3. The device of claim 1 wherein said plurality of sectors are defined by radial lines dividing said electrical resistance means into separate regions.

4. The device of claim 1 wherein said plurality of sectors are formed by superimposing a target face wherein said said plurality of sectors are arranged in concentric rings with a target face wherein said plurality of sectors are defined by radial lines.

5. The device of claim 1 further including a plurality of sensing circuits each connected to a different sector and operative to record the resistance thereof and detect an increase in said resistance indicative of a shot hitting said sector.

6. The device of claim 5 wherein the outputs of said sensing circuits have two states, a stable state where no increase in the resistance of said sector has been detected, and a momentary state where said circuit is in the process of recording a new resistance value, upon the completion of which the output returns to said stable state.

7. The device of claim 5 including further circuitry connecting said sensing circuits to a display device operative to indicate which sector has been hit by a shot.

8. The device of claim 7 wherein said display device includes an audio annunciator operative to provide a different audio messge for each of said sectors.

9. The device of claim 1 wherein said planar member is formed of paper and said electrical resistance means comprises a coating of graphite collodial suspension formed on said planar member.
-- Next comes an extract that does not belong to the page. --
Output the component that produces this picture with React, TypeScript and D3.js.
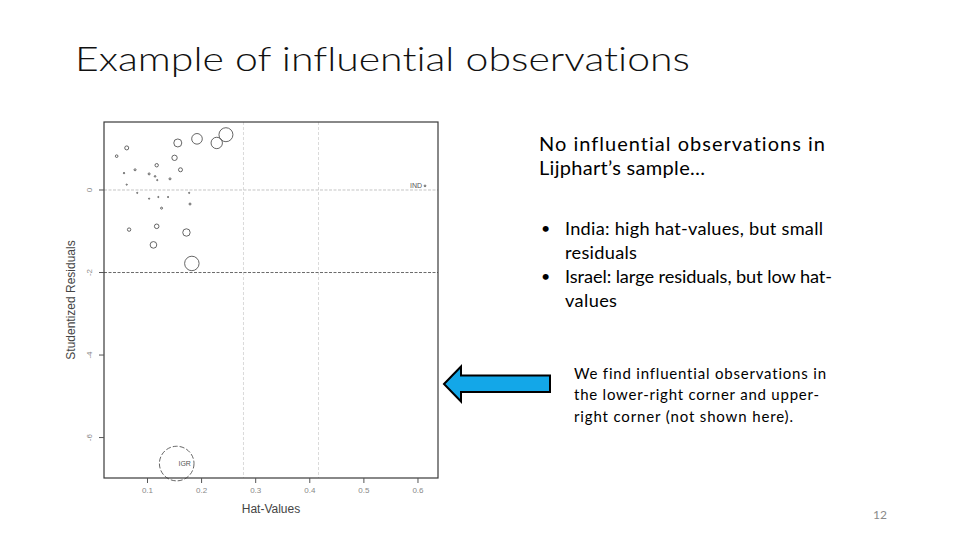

10. A target for use in shooting practice including:

a substantially planar member having electrical resistance means supported on one face thereof, said resistance means including at least one sector which undergoes an increase in resistance by an amount greater than the common amount of fluctuation in resistance characteristics of said resistance means when penetrated by a projectile;

a sensing circuit connected to said sector operative to store a voltage value indicative of the resistance thereof in a resistor-capacitor network, and to detect an increase in said voltage indicative of a projectile hitting said sector, said circuit including a comparator connected to receive as one input a voltage indicative of the instantaneous resistance of said sector, and as a second input the voltage stored in said resistor-capacitor network, the output thereof comprising the output of said sensing circuit.

11. The device of claim 10 wherein the output of said sensing circuit has two states, a stable state in which said instantaneous voltage and the voltage stored in said resistor-capacitor network are approximately equal, and a momentary state in which said instantaneous voltage is greater than said voltage stored in the resistor-capacitor network by an amount indicative of a shot hitting said sector wherein said resistor-capacitor network is in the process of charging up to a new voltage level indicative of the new resistance of the penetrated sector, upon the completion of which the output returns to said stable state.

12. The device of claim 10 wherein said electrical resistance means consists of a plurality of said sectors electrically insulated from one another.

13. The device of claim 12 further including a plurality of said sensing circuits each connected to a different sector.

14. The device of claim 10 including further circuitry connecting said sensing circuits to a display device operative to indicate which sector has been hit.

15. The device of claim 14 wherein said display device includes an audio annunciator operative to provide a different audio message for each of said sectors.

16. The device of claim 10 wherein said planar member is formed of paper and said electrical resistance means comprises a coating of graphite collodial suspension formed on said planar member.